Written instruction: Print exactly those lines that run from the beginning of the data to the line bearing "dropout2 = ['~63.10%', '~70.30%', '~67.33%']", inclusive.

Records for the task:
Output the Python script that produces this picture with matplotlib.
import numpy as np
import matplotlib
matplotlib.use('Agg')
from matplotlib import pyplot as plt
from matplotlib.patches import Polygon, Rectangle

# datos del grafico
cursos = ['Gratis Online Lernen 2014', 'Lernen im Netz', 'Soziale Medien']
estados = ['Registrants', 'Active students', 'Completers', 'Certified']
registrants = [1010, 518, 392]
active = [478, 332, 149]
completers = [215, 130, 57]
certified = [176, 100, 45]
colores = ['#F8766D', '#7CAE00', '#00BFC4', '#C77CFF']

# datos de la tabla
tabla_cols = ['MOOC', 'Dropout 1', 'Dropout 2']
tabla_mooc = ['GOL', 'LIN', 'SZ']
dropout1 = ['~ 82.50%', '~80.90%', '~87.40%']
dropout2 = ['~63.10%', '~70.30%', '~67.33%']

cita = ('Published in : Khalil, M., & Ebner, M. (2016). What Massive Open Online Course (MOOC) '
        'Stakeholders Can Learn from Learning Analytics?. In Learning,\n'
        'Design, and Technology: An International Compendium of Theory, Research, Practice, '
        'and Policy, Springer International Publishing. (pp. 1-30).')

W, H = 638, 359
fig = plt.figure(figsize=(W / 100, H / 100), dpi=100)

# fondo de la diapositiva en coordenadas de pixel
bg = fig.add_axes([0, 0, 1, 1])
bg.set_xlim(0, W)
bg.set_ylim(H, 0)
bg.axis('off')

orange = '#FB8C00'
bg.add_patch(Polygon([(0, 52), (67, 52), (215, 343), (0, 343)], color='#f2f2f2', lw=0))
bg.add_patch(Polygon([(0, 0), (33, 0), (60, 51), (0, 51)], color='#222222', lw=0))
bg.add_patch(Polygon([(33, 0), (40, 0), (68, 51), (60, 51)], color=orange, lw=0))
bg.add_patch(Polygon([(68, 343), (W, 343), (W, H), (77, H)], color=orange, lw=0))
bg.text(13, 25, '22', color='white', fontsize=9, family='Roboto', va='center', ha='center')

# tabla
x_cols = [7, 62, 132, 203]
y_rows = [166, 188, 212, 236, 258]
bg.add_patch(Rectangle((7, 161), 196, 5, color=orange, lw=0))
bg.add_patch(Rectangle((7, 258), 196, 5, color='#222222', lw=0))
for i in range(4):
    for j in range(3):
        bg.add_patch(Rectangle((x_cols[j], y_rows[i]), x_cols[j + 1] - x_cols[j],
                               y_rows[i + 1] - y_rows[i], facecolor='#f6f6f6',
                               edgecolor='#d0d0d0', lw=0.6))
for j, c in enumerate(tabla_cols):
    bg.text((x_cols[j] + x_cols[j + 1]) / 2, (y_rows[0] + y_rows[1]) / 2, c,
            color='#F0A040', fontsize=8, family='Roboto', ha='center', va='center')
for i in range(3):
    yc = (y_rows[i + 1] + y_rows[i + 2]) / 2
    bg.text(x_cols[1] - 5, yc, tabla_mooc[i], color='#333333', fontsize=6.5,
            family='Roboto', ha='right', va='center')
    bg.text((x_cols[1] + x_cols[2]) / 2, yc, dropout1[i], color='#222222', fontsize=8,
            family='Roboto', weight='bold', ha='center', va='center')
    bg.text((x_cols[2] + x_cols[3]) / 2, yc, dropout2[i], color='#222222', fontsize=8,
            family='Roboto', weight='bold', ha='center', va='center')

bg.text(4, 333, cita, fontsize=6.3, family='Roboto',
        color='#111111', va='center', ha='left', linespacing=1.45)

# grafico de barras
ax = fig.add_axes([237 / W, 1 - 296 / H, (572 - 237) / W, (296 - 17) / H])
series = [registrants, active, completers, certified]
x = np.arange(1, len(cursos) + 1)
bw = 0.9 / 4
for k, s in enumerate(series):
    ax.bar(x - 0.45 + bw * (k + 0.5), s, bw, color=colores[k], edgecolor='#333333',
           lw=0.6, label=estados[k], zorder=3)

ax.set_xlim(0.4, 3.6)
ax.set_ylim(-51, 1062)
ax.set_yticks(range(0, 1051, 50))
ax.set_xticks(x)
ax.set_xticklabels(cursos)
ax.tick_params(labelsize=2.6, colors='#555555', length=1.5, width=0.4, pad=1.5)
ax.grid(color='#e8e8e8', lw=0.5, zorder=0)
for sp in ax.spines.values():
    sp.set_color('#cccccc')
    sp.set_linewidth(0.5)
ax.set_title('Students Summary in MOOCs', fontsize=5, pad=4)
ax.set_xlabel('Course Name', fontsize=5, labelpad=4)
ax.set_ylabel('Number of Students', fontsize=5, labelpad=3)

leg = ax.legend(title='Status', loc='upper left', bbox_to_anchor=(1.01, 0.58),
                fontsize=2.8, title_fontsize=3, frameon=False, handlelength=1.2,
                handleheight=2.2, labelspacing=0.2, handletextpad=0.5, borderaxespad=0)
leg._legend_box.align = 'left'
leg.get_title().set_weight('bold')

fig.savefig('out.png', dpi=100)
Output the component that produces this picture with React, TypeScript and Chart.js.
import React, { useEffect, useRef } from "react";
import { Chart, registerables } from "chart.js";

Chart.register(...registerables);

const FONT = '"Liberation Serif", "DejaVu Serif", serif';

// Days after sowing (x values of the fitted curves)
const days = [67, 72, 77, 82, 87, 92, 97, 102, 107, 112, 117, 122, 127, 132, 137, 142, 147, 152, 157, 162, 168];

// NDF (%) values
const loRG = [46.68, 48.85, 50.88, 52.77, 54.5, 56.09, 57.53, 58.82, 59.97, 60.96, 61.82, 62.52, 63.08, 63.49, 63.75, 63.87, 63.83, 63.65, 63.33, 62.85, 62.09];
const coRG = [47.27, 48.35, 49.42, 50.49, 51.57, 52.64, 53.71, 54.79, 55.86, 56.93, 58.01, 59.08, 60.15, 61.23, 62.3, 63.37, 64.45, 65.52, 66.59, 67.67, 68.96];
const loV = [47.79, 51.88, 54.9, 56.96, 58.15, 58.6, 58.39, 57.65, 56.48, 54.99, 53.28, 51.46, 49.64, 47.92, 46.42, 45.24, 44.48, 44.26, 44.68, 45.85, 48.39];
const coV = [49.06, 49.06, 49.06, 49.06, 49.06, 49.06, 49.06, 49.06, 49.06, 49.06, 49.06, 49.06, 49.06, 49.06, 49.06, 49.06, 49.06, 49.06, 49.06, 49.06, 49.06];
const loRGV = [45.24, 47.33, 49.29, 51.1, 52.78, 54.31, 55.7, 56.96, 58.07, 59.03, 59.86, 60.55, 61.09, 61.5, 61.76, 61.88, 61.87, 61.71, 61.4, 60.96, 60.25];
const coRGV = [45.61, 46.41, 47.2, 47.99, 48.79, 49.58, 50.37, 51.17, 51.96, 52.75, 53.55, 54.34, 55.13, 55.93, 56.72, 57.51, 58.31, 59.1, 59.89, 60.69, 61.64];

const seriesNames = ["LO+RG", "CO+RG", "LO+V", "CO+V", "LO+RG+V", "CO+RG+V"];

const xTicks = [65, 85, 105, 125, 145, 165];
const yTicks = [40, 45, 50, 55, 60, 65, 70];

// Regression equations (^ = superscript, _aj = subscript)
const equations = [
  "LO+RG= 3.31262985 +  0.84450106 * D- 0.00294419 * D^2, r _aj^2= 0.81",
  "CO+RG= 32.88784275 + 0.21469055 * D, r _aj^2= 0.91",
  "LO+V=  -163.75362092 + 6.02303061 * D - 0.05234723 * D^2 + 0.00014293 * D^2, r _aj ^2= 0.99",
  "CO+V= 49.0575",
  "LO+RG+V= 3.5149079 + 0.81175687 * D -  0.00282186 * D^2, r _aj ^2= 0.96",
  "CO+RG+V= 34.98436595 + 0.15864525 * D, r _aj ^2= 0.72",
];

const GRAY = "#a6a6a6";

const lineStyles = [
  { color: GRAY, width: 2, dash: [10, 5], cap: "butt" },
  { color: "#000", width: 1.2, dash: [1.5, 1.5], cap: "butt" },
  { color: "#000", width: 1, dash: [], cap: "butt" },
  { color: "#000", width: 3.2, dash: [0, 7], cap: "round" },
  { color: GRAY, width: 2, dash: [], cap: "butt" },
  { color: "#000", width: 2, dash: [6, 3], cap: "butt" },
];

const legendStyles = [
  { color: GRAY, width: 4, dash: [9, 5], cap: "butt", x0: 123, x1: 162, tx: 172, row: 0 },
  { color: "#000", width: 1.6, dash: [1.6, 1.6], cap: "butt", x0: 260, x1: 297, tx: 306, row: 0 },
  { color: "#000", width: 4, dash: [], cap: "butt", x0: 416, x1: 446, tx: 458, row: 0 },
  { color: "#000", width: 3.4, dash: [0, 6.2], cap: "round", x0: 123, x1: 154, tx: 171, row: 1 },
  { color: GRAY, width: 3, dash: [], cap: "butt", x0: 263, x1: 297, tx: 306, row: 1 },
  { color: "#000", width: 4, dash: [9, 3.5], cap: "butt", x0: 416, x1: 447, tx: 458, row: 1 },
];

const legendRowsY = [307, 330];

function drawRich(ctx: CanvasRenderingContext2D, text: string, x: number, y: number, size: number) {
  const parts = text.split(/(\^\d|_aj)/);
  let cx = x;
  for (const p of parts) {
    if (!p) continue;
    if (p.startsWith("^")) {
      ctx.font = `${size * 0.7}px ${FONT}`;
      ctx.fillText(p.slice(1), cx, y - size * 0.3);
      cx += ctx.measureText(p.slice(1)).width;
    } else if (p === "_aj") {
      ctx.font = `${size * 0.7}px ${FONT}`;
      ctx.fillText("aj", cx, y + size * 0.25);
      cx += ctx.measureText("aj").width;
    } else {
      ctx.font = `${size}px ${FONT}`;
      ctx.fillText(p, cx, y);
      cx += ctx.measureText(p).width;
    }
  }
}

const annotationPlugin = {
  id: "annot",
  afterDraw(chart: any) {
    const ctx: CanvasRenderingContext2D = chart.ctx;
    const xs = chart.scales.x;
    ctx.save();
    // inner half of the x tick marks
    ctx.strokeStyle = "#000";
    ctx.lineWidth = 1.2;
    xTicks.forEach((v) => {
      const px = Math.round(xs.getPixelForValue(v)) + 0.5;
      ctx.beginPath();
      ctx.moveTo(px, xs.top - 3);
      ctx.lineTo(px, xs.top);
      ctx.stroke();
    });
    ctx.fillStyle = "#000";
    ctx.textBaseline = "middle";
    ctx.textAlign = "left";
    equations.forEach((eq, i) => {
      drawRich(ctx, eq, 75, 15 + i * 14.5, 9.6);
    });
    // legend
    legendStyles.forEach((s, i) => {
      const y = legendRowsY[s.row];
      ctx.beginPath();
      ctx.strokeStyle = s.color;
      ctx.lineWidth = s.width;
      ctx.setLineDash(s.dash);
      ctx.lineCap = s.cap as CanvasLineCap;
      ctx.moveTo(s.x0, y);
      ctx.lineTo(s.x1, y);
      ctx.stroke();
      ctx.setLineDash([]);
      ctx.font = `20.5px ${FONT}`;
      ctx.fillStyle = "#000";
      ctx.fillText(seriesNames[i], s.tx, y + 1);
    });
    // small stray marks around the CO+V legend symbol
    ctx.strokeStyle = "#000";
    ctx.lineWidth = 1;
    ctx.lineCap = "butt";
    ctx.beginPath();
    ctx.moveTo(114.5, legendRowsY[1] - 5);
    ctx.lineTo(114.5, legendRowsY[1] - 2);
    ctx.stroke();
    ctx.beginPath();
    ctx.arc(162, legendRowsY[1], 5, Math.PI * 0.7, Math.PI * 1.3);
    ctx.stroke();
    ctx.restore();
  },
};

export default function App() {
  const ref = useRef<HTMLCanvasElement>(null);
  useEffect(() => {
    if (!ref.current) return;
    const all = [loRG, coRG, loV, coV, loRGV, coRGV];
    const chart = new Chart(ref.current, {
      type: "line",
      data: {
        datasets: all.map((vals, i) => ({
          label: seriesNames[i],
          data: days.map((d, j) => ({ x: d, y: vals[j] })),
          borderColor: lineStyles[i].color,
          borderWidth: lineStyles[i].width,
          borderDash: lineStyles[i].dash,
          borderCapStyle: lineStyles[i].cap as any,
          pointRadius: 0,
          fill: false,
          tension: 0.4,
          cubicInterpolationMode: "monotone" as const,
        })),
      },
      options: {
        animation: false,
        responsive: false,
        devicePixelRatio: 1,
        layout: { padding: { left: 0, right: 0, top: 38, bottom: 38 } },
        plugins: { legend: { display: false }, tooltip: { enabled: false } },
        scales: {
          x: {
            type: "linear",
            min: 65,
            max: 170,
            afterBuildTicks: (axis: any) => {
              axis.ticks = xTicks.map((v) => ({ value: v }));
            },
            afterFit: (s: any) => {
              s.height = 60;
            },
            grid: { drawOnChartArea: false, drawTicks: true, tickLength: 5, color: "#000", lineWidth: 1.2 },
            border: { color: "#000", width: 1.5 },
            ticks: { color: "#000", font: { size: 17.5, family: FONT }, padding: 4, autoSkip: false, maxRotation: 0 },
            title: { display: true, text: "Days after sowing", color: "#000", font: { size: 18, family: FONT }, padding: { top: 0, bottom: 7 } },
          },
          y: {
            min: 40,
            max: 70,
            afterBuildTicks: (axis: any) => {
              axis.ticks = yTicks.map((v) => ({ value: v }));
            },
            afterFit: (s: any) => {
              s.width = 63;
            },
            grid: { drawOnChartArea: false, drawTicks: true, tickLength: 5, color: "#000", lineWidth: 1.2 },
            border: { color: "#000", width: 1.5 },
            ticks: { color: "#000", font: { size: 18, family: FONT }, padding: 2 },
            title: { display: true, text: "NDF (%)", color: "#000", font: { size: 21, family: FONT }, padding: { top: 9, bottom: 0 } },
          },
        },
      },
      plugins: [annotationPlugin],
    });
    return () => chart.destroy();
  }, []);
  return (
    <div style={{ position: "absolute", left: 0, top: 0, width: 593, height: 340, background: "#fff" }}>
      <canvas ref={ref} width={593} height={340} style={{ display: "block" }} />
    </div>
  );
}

Result of this task:
Output the Python script that produces this picture with matplotlib.
import numpy as np
import matplotlib
matplotlib.use('Agg')
from matplotlib import pyplot as plt
from matplotlib.patches import Polygon, Rectangle

# datos del grafico
cursos = ['Gratis Online Lernen 2014', 'Lernen im Netz', 'Soziale Medien']
estados = ['Registrants', 'Active students', 'Completers', 'Certified']
registrants = [1010, 518, 392]
active = [478, 332, 149]
completers = [215, 130, 57]
certified = [176, 100, 45]
colores = ['#F8766D', '#7CAE00', '#00BFC4', '#C77CFF']

# datos de la tabla
tabla_cols = ['MOOC', 'Dropout 1', 'Dropout 2']
tabla_mooc = ['GOL', 'LIN', 'SZ']
dropout1 = ['~ 82.50%', '~80.90%', '~87.40%']
dropout2 = ['~63.10%', '~70.30%', '~67.33%']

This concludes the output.